Churchill Archive Platform - Britain Churchill and Spain in WWII

In November 1940 the Prime Minister complained in a letter to the Archbishop of Westminster of the Spanish blocking British propaganda intended to encourage Spain to stay out of the war. He hoped that the appointment of a new Press Attaché, Tom Burns, a Catholic, would change things. Tied to British intelligence, Burns had a team of over 120 people working to suffuse Spain with pro-British, anti-war and anti-Fascist propaganda. This mission typified the British endeavour in Spain. Playing a central part in these efforts, Churchill dispatched both Sir Samuel Hoare as Ambassador on a ‘special mission’ and Alan Hillgarth to oversee British intelligence operations in the country. He communicated directly with both Hoare and Hillgarth on numerous occasions, and thus personally guided British policy towards Franco’s Spain.

Churchill’s main goal was to shift Spain’s politics and foreign policy away from the Nazis and ultimately keep them from joining the war. With this goal in mind, British intelligence had been bribing Spanish Army Generals as early as 1940 in order to separate them from the more fascist factions in their government who wanted to join the Axis. At one point Churchill himself intervened directly with U.S. President Franklin Roosevelt to stop the American bank accounts of these generals, where the bribery payments were being made, being frozen. Allied military officials also drew up plans in 1941 to seize the Canary Islands from Spain in the event that they joined the Axis.

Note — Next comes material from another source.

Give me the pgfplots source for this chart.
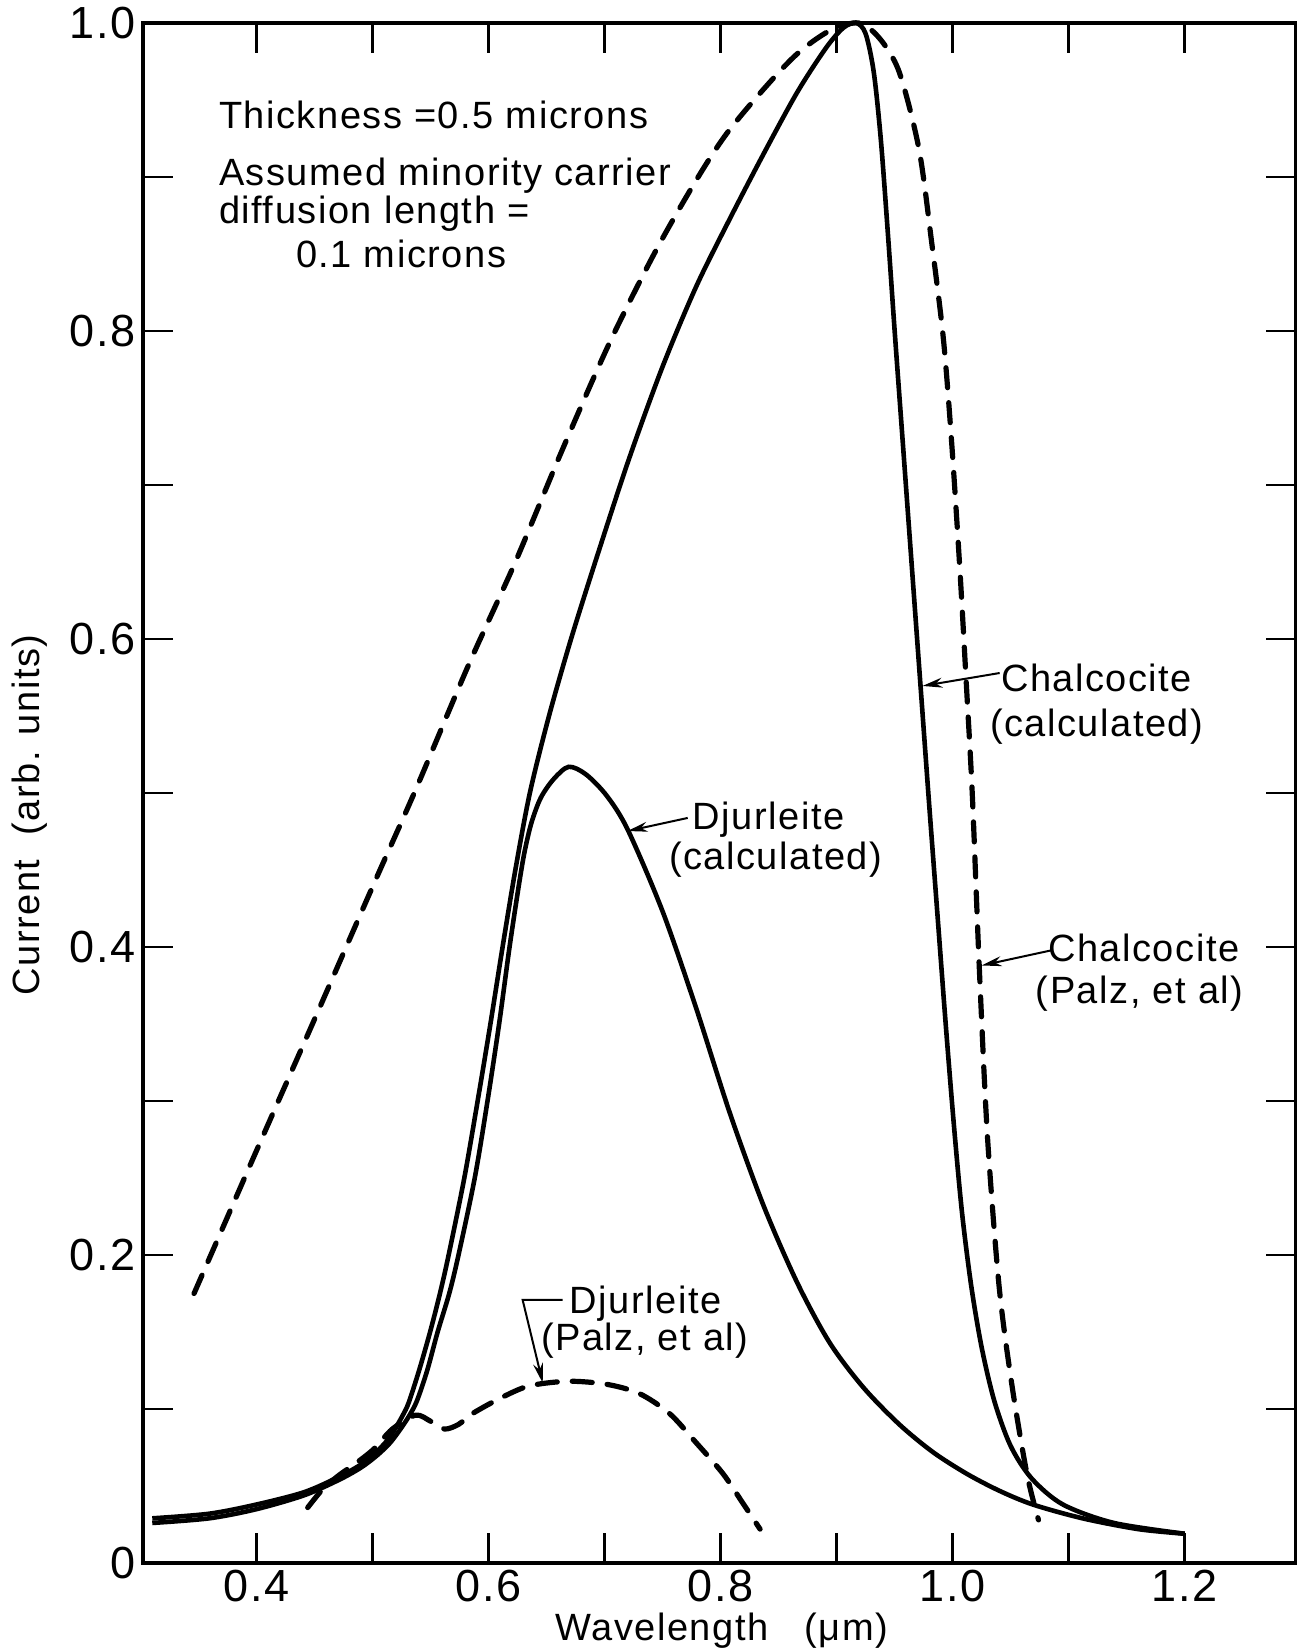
\documentclass[border=0pt]{standalone}
\usepackage{fontspec}
\setmainfont{Liberation Sans}[LetterSpace=4]
\usepackage{pgfplots}
\pgfplotsset{compat=1.18}
\usetikzlibrary{arrows.meta}
\newcommand\annot{\fontsize{19bp}{23bp}\selectfont}
\newcommand\tickfont{\fontsize{22.5bp}{26bp}\selectfont}

\begin{document}
\begin{tikzpicture}
\path[use as bounding box] (-71.5bp,-44.5bp) rectangle (577bp,781.5bp);
\begin{axis}[at={(0,0)}, anchor=south west, scale only axis,
  width=576.5bp, height=770bp,
  xmin=0.302, xmax=1.296, ymin=0, ymax=1,
  xtick={0.4,0.5,0.6,0.7,0.8,0.9,1.0,1.1,1.2},
  xticklabels={0.4,,0.6,,0.8,,1.0,,1.2},
  ytick={0,0.1,0.2,0.3,0.4,0.5,0.6,0.7,0.8,0.9,1.0},
  yticklabels={0,,0.2,,0.4,,0.6,,0.8,,1.0},
  tick label style={font=\tickfont},
  /pgf/number format/assume math mode=true,
  major tick length=15bp,
  tick style={line width=1.4bp, black},
  axis line style={line width=1.8bp},
  clip=false,
]
% Chalcocite (calculated)
\addplot[black, line width=2.3bp, smooth, tension=0.5] coordinates {
(0.310,0.029) (0.359,0.032) (0.400,0.038) (0.441,0.046) (0.471,0.056)
(0.490,0.064) (0.503,0.072) (0.513,0.080) (0.520,0.088) (0.526,0.096)
(0.531,0.104) (0.540,0.125) (0.5495,0.150) (0.558,0.175) (0.5655,0.200)
(0.579,0.250) (0.5905,0.300) (0.6015,0.350) (0.612,0.400) (0.623,0.450)
(0.6355,0.500) (0.652,0.550) (0.671,0.600) (0.694,0.655) (0.721,0.717)
(0.750,0.777) (0.779,0.829) (0.808,0.873) (0.837,0.915) (0.866,0.955)
(0.891,0.984) (0.906,0.997) (0.917,1.000) (0.925,0.993) (0.932,0.968)
(0.938,0.925) (0.944,0.865) (0.950,0.800) (0.956,0.738) (0.962,0.676)
(0.968,0.614) (0.974,0.552) (0.980,0.490) (0.987,0.420) (0.994,0.350)
(1.001,0.285) (1.008,0.228) (1.016,0.180) (1.025,0.140) (1.036,0.105)
(1.050,0.076) (1.068,0.055) (1.095,0.038) (1.139,0.026) (1.200,0.019)};
% Djurleite (calculated)
\addplot[black, line width=2.3bp, smooth, tension=0.5] coordinates {
(0.310,0.026) (0.359,0.029) (0.400,0.035) (0.441,0.044) (0.471,0.054)
(0.490,0.062) (0.504,0.070) (0.515,0.078) (0.524,0.087) (0.531,0.095)
(0.538,0.105) (0.547,0.125) (0.556,0.150) (0.566,0.175) (0.574,0.200)
(0.588,0.250) (0.599,0.300) (0.609,0.350) (0.618,0.400) (0.626,0.440)
(0.631,0.462) (0.637,0.481) (0.645,0.497) (0.656,0.509) (0.669,0.517)
(0.684,0.512) (0.702,0.498) (0.720,0.476) (0.750,0.423) (0.779,0.360)
(0.808,0.292) (0.837,0.232) (0.866,0.182) (0.894,0.143) (0.923,0.114)
(0.954,0.090) (0.983,0.072) (1.012,0.058) (1.040,0.047) (1.069,0.038)
(1.112,0.029) (1.160,0.022) (1.200,0.019)};
% Chalcocite (Palz, et al)
\addplot[black, line width=2.6bp, line cap=round, dash pattern=on 10bp off 7.5bp, smooth, tension=0.5] coordinates {
(0.346,0.175) (0.400,0.268) (0.451,0.355) (0.501,0.441) (0.537,0.502)
(0.582,0.582) (0.623,0.650) (0.663,0.722) (0.704,0.792) (0.744,0.852)
(0.779,0.898) (0.805,0.928) (0.837,0.957) (0.866,0.980) (0.894,0.995)
(0.919,1.000) (0.937,0.990) (0.954,0.968) (0.971,0.918) (0.982,0.857)
(0.992,0.795) (0.999,0.729) (1.006,0.648) (1.012,0.568) (1.017,0.498)
(1.023,0.386) (1.030,0.277) (1.040,0.180) (1.051,0.116) (1.064,0.058)
(1.074,0.028)};
% Djurleite (Palz, et al)
\addplot[black, line width=2.6bp, line cap=round, dash pattern=on 10bp off 7.5bp, smooth, tension=0.5] coordinates {
(0.444,0.036) (0.457,0.048) (0.471,0.057) (0.486,0.065) (0.501,0.074)
(0.517,0.087) (0.537,0.096) (0.550,0.092) (0.562,0.087) (0.574,0.090)
(0.586,0.097) (0.610,0.107) (0.635,0.115) (0.669,0.118) (0.702,0.116)
(0.730,0.110) (0.756,0.097) (0.779,0.078) (0.802,0.058) (0.819,0.039)
(0.834,0.022)};

% annotations
\node[anchor=base west, font=\annot, inner sep=0] at (axis cs:0.3672,0.9318) {Thickness =0.5 microns};
\node[anchor=base west, font=\annot, inner sep=0] at (axis cs:0.3672,0.8942) {Assumed minority carrier};
\node[anchor=base west, font=\annot, inner sep=0] at (axis cs:0.3672,0.8701) {diffusion length =};
\node[anchor=base west, font=\annot, inner sep=0] at (axis cs:0.4336,0.8409) {0.1 microns};

\node[anchor=base, font=\annot, inner sep=0] at (axis cs:1.1241,0.5662) {Chalcocite};
\node[anchor=base, font=\annot, inner sep=0] at (axis cs:1.1241,0.5370) {(calculated)};
\draw[line width=1bp, -{Stealth[length=10bp,width=5bp]}] (axis cs:1.0405,0.5779) -- (axis cs:0.9740,0.5695);

\node[anchor=base, font=\annot, inner sep=0] at (axis cs:1.1647,0.3903) {Chalcocite};
\node[anchor=base, font=\annot, inner sep=0] at (axis cs:1.1612,0.3636) {(Palz, et al)};
\draw[line width=1bp, -{Stealth[length=10bp,width=5bp]}] (axis cs:1.0862,0.3980) -- (axis cs:1.0250,0.3880);

\node[anchor=base, font=\annot, inner sep=0] at (axis cs:0.8414,0.4760) {Djurleite};
\node[anchor=base, font=\annot, inner sep=0] at (axis cs:0.8474,0.4500) {(calculated)};
\draw[line width=1bp, -{Stealth[length=10bp,width=5bp]}] (axis cs:0.7716,0.4838) -- (axis cs:0.7198,0.4753);

\node[anchor=base, font=\annot, inner sep=0] at (axis cs:0.7353,0.1623) {Djurleite};
\node[anchor=base, font=\annot, inner sep=0] at (axis cs:0.7345,0.1383) {(Palz, et al)};
\draw[line width=1bp, -{Stealth[length=10bp,width=5bp]}] (axis cs:0.6638,0.1708) -- (axis cs:0.6293,0.1708) -- (axis cs:0.6466,0.1169);

\node[rotate=90, anchor=center, font=\annot, inner sep=0] at (axis cs:0.2043,0.4857) {Current\ \ (arb. units)};
\node[anchor=base, font=\annot, inner sep=0] at (axis cs:0.8009,-0.0505) {Wavelength\ \ \ (μm)};
\end{axis}
\end{tikzpicture}
\end{document}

Once the United States joined the war in December 1941, and especially after American troops entered the conflict with the invasion of North Africa in November 1942, Churchill and Roosevelt worked together to coordinate their policy towards Spain. In May 1944 the allies negotiated an agreement with Spain to limit Spanish material supplies to Germany and round up some German espionage agents based in Spain, in exchange for regular oil shipments. This deal was intended to stop Spain selling wolfram, or tungsten, a metal essential in the production of military weapons, to Germany. That these negotiations so occupied both Churchill and Roosevelt, despite Spain’s official status as a neutral country, indicates how important Spain was for the Allied war effort in Europe.

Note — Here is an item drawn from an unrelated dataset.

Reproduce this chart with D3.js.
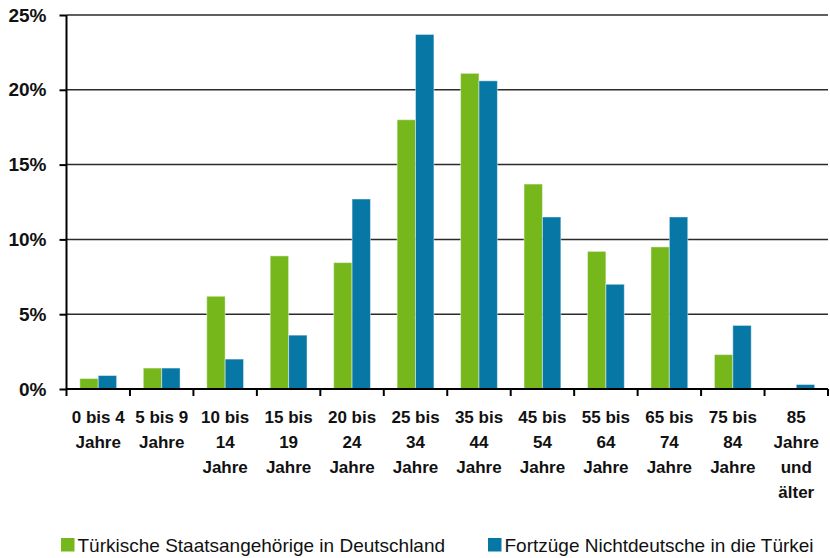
<!DOCTYPE html>
<html>
<head>
<meta charset="utf-8">
<script src="https://cdnjs.cloudflare.com/ajax/libs/d3/7.8.5/d3.min.js"></script>
<style>
    body { margin: 0; background: #fff; }
    svg { display: block; font-family: "Liberation Sans", Arial, sans-serif; }
    .grid line { stroke: #2b2b2b; stroke-width: 1.5; }
    .axis path, .axis line { stroke: #000; stroke-width: 2; }
    .axis text { font-weight: bold; fill: #111; }
</style>
</head>
<body>
<svg></svg>
<script>
// age groups, line by line
const categories = [
    ["0 bis 4", "Jahre"],
    ["5 bis 9", "Jahre"],
    ["10 bis", "14", "Jahre"],
    ["15 bis", "19", "Jahre"],
    ["20 bis", "24", "Jahre"],
    ["25 bis", "34", "Jahre"],
    ["35 bis", "44", "Jahre"],
    ["45 bis", "54", "Jahre"],
    ["55 bis", "64", "Jahre"],
    ["65 bis", "74", "Jahre"],
    ["75 bis", "84", "Jahre"],
    ["85", "Jahre", "und", "älter"]
];
const seriesNames = ["Türkische Staatsangehörige in Deutschland", "Fortzüge Nichtdeutsche in die Türkei"];
const seriesColors = ["#76b81c", "#0777a5"];
// percent values
const tuerkischeStaatsangehoerige = [0.7, 1.4, 6.2, 8.9, 8.45, 18.0, 21.1, 13.7, 9.2, 9.5, 2.3, 0.05];
const fortzuegeTuerkei = [0.9, 1.4, 2.0, 3.6, 12.7, 23.7, 20.6, 11.5, 7.0, 11.5, 4.25, 0.3];
const yTicks = [0, 5, 10, 15, 20, 25];

const values = [tuerkischeStaatsangehoerige, fortzuegeTuerkei];
const data = categories.map((c, i) => ({
    key: c.join(" "),
    lines: c,
    vals: values.map((v, s) => ({ s: s, v: v[i] }))
}));

const svg = d3.select("svg").attr("width", 830).attr("height", 558);
const margin = { top: 15, right: 2, bottom: 169, left: 66.5 };
const width = 830 - margin.left - margin.right,
    height = 558 - margin.top - margin.bottom;

const x0 = d3.scaleBand().domain(data.map(d => d.key)).range([0, width]).padding(0);
const x1 = d3.scaleBand().domain([0, 1])
    .range([x0.bandwidth() * 0.21, x0.bandwidth() * 0.79]);
const y = d3.scaleLinear().domain([0, 25]).range([height, 0]);

const g = svg.append("g").attr("transform", `translate(${margin.left}, ${margin.top})`);

// horizontal grid lines
g.append("g").attr("class", "grid")
    .selectAll("line").data(yTicks.filter(t => t > 0)).join("line")
    .attr("x1", 0).attr("x2", width)
    .attr("y1", d => y(d)).attr("y2", d => y(d));

// bars
g.append("g").selectAll("g").data(data).join("g")
    .attr("transform", d => `translate(${x0(d.key)}, 0)`)
    .selectAll("rect").data(d => d.vals).join("rect")
    .attr("x", d => x1(d.s))
    .attr("width", x1.bandwidth())
    .attr("y", d => y(d.v))
    .attr("height", d => y(0) - y(d.v))
    .attr("fill", d => seriesColors[d.s])
    .attr("stroke", "rgba(255,255,255,0.45)")
    .attr("stroke-width", 1);

// y axis
const yAxis = g.append("g").attr("class", "axis")
    .call(d3.axisLeft(y).tickValues(yTicks).tickFormat(d => d + "%").tickSize(7).tickPadding(13));
yAxis.select(".domain").attr("d", `M0,${y(25)}V${height}`);
yAxis.selectAll("text").style("font-size", "19px");

// x axis: ticks on the category borders
const xAxis = g.append("g").attr("class", "axis")
    .attr("transform", `translate(0, ${height})`);
xAxis.append("line").attr("x1", 0).attr("x2", width).attr("y1", 0).attr("y2", 0);
xAxis.selectAll(".tick").data(d3.range(categories.length + 1)).join("line")
    .attr("class", "tick")
    .attr("x1", i => i * x0.step()).attr("x2", i => i * x0.step())
    .attr("y1", 0).attr("y2", 7);

xAxis.selectAll("text").data(data).join("text")
    .attr("text-anchor", "middle")
    .attr("transform", d => `translate(${x0(d.key) + x0.bandwidth() / 2}, 34)`)
    .style("font-size", "17px")
    .selectAll("tspan").data(d => d.lines).join("tspan")
    .attr("x", 0).attr("y", (d, i) => i * 25)
    .text(d => d);

// legend
const legendX = [61, 488];
const legend = svg.append("g").selectAll("g").data(seriesNames).join("g")
    .attr("transform", (d, i) => `translate(${legendX[i]}, 538)`);
legend.append("rect").attr("width", 13.5).attr("height", 13.5)
    .attr("fill", (d, i) => seriesColors[i]);
legend.append("text").attr("x", 16.5).attr("y", 14)
    .style("font-size", "19px").attr("fill", "#111")
    .text(d => d);
</script>
</body>
</html>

This ability to negotiate with Spain, rather than attack it, allowed Churchill to make a more direct appeal to the Franco regime to repair its relationship with the Allied powers before the war ended. In a speech in the House of Commons in May 1944 Churchill declared himself willing to work with Franco after the war, in part because of the connections and relationships that had been forged during the conflict. Churchill was critical of Spain’s closeness to Germany, and the continued fascist elements of Franco’s regime, but nonetheless he welcomed Spain’s efforts to engage with Britain and the rest of Western Europe on a different footing. While Spain had never technically entered the war, the reputation of Franco and his government had not emerged unscathed from its association with Nazi Germany. That Churchill was willing to extend an olive branch to the regime was only possible because of the negotiations that had taken place since the war began in 1939. The Spanish regime was not a democracy, but was certainly anti-Communist, which became increasingly important as Europe entered the Cold War. This openness to Franco, which had developed during the Second World War and its aftermath, remained the basis of British friendship with Spain until Franco’s death in 1975.

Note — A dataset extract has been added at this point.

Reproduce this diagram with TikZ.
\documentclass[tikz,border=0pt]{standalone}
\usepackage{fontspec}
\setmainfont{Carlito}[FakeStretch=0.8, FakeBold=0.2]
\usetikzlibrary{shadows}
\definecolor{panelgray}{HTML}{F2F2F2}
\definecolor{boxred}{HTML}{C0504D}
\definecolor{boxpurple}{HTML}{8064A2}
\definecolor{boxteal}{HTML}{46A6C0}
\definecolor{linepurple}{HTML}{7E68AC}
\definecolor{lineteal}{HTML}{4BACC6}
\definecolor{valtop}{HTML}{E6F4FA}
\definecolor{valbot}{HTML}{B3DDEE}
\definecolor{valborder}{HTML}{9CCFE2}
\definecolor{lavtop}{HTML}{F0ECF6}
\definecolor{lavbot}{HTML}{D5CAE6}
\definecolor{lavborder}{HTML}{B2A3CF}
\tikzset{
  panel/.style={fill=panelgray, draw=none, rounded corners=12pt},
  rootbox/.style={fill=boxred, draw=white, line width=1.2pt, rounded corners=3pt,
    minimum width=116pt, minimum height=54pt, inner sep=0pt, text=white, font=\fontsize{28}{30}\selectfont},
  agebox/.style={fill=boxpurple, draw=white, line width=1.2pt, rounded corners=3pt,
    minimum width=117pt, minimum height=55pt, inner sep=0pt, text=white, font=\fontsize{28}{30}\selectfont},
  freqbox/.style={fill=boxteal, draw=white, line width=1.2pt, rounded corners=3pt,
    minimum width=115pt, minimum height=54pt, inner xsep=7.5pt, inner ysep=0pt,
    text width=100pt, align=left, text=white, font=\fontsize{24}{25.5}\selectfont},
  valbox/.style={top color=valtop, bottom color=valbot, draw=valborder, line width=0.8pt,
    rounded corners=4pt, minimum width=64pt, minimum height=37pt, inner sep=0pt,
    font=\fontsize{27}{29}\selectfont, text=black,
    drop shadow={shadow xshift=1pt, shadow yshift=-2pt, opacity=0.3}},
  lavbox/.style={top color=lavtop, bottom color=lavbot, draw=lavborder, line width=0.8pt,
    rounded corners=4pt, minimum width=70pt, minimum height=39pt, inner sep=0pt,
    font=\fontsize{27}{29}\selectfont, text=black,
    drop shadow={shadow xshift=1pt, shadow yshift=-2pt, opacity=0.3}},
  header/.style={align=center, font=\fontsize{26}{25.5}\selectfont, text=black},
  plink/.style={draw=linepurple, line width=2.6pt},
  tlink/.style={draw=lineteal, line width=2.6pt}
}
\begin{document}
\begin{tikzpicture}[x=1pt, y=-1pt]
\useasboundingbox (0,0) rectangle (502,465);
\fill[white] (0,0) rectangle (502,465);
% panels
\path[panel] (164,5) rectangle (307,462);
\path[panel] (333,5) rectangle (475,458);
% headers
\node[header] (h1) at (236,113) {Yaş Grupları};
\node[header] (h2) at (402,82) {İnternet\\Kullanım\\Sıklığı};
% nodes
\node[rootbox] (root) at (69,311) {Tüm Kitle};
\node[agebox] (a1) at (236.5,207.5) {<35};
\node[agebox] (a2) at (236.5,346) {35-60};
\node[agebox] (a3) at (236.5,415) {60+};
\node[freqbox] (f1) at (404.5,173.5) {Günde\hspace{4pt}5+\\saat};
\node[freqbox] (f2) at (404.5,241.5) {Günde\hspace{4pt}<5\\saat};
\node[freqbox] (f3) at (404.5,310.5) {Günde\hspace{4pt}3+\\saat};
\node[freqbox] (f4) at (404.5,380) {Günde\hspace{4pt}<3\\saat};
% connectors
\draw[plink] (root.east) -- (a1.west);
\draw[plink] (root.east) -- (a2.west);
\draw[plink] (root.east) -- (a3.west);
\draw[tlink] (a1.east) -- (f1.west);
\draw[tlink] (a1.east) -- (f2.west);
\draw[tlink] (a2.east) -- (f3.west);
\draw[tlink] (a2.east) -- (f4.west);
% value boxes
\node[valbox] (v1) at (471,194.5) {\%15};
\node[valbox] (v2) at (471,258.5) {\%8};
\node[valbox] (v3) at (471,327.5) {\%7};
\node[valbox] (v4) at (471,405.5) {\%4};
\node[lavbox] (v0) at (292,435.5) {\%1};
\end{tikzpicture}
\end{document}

Where to find documents in the Churchill Archives

The CHAR collections provide a vast array of materials relating to the Second World War. In connection to international relations, there are large sections that deal specifically with Britain’s relationship with Asian countries, especially China, and also a large section that deals specifically with Britain’s relationship with America, focusing particularly on Churchill’s involvement in these talks, together with a wide collection of his private papers. What follows is by no means a complete list, and a targeted keyword search would likely return more specific results, but what follows would be a useful starting point for anyone undertaking research in these areas of interest.

  • CHAR 20/42A/34, Churchill to Roosevelt, 28 August 194: A telegram from Churchill to Roosevelt informing him of a delay in Operation Pilgrim, the proposed invasion of the Canary Islands, unless Spain acted provocatively and attacked the British possession of Gibraltar.
  • CHAR 20/157/21-22, Roosevelt to Churchill, 15 February 1944: Telegram from Sir Horace Seymour [British Ambassador to China] to WSC marked "Most Immediate" reporting on the unexpected Japanese attack at Chuanhsien (in China – modern Quanxian and stating that the Japanese will not encounter any obstacles if they decided to march on to Kweilin [modern Guilin] and commenting on the effects of this stating that the Japanese could be "complete masters of South East China".
  • CHAR 20/138B/227-232, Churchill to Franco, 20 December 1944: A lengthy letter from Churchill of the dictator of Spain General Francisco Franco, outlining Churchill’s concerns with Spain’s past relations with Nazi Germany and the continued presence of fascism inside Spain, but also opening an avenue for future Anglo-Spanish relations on more positive terms.
  • CHUR 2/115A-B, Hillgarth to Churchill, November 1950: A letter from Alan Hillgarth, former intelligence officer in Spain, to Churchill, reflecting on the wartime policy the two pursued in Spain and Spain’s current international position at the time of writing, November 1950.